In some class way back in high school, the teacher conducted a survey of the number of television sets each family possessed.  I remember feeling quite proud that my family had the most: five–one in the den and one in every bedroom.  One of my classmates had none–her parents, who were foreigners and known to be strict, did not allow it.  Predictably, we all thought that very strange.
My, how things have changed.  A five television home is probably less of a rarity today than a television-free home.  If I were surveyed today, I think I would still come out a winner, because now WE are the family with no TV, and I am glad! [edit: this is no longer the case–see the note at the end.]

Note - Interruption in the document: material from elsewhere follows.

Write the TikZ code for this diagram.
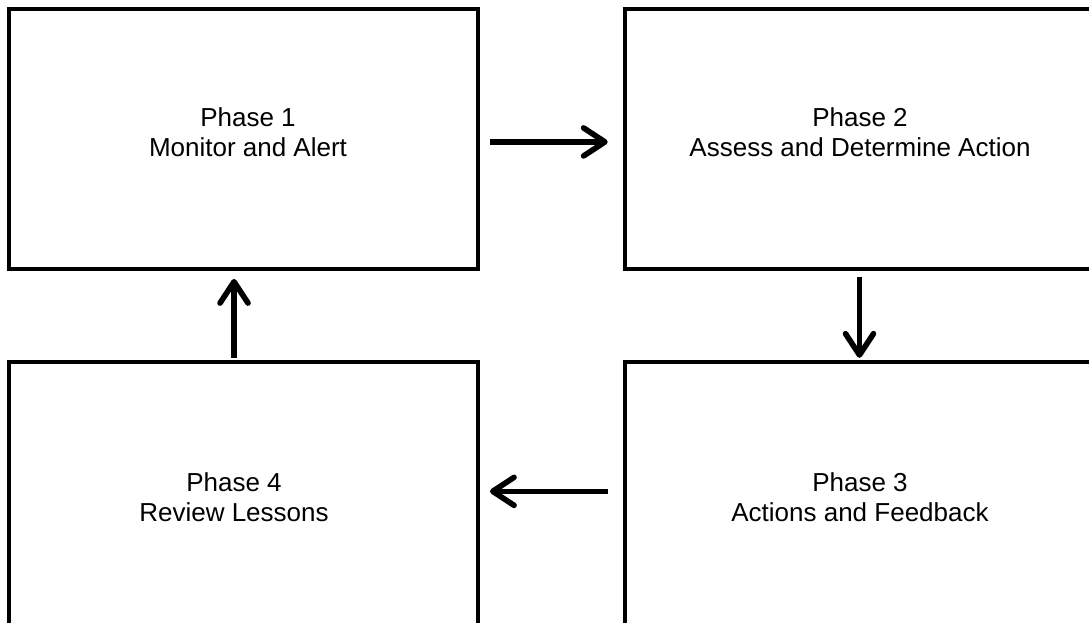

From the outset, we made a conscious decision to limit the intrusion of television into our home.  We don’t think TV belongs in the bedroom.  We have always had one set. in a main room:  in the living room when we were in apartments, in the den when we had houses.  We have never intentionally owned more than one TV at a time, although occasionally we have had two due to outside circumstances.  We inherited a large cabinet TV when John’s grandmother moved into a nursing home.  We put it in the basement (and by basement, I mean an unheated concrete basement where we stored things and did laundry) and never used it.  When the upstairs TV bit the dust, we started using the basement one.  You have to really be dedicated to a show to want to sit wrapped in blankets in the cold to watch it.  That really helped curtail the kids’ viewing at the time!
That was in our first house; our second one came with a built in TV (at least 20 years old) in the kitchen.  Until it stopped working (it never got more than two channels) it got used very rarely–mostly to catch a UT game or the Macy’s Thanksgiving Day Parade when I was stuck in the kitchen.  When my grandmother died we inherited her small black and white set with built-in VCR; we moved it from room to room for the little kids to watch movies on when there was a conflict between them and the big kids, but it was gone within a few months.
Long ago, we switched to basic cable, which meant that there was very little on  that anyone wanted to watch anyway.  The TV became for us a movie-watching machine.  Then, right before we moved here, our set finally wore out.  We moved in without one.  We were given a used one which only worked briefly, and we have decided at this point not to get cable at all, so again we just used it for movies.  While Emily was home this summer, she kept hers in her room–a first ever for us! but of course she took it with her.  We will get another one at some point, but we won’t be getting cable.
One of the big treats of vacation for all of us is watching unlimited cable.  But John and I often find even with all those channels, there is really nothing on.  When I stay in a hotel alone (for a birthday treat–what heaven!) it never even occurs to me to turn on the television.  My family gave up watching television for Lent when I was in the 8th grade, and I have never gone back to daily mindless watching since.  From time to time I have been devoted to a show or two, but that ended when The X-Files went off the air, close to ten years ago.  Emily introduced me to Secret Life of the American Teenager, but we can catch that on the computer.
The computer.  Yes, we will have to talk about the computer.  We may not have a TV, but at one happy (oh so brief) point we did in fact have five working computers, and they were in the bedrooms (and in every other room).  So I cannot feel too superior about my kids not watching TV, can I?
Update:  When the house we were living in when this post was written burned down and we moved here, we were given several television sets.  And nowadays everything comes bundled, so we ended up with 300 channels to watch.  At one point we had four televisions connected to cable.  These days, we have three: the main one in the den which is used almost exclusively for movies, sporting events, and political spectacles; one in the playroom, which stays on the Disney channel because Lorelei is a spoiled youngest child; and one in Emily’s room (because she is a grownup and can have hers there if she wants).  Lorelei is the resident expert on how the cable works; John and I don’t have a clue.  Jake gave us our first-ever flat screen set for Christmas.  We watch one episode of Star Trek as a family each night on DVD, and I still don’t watch TV.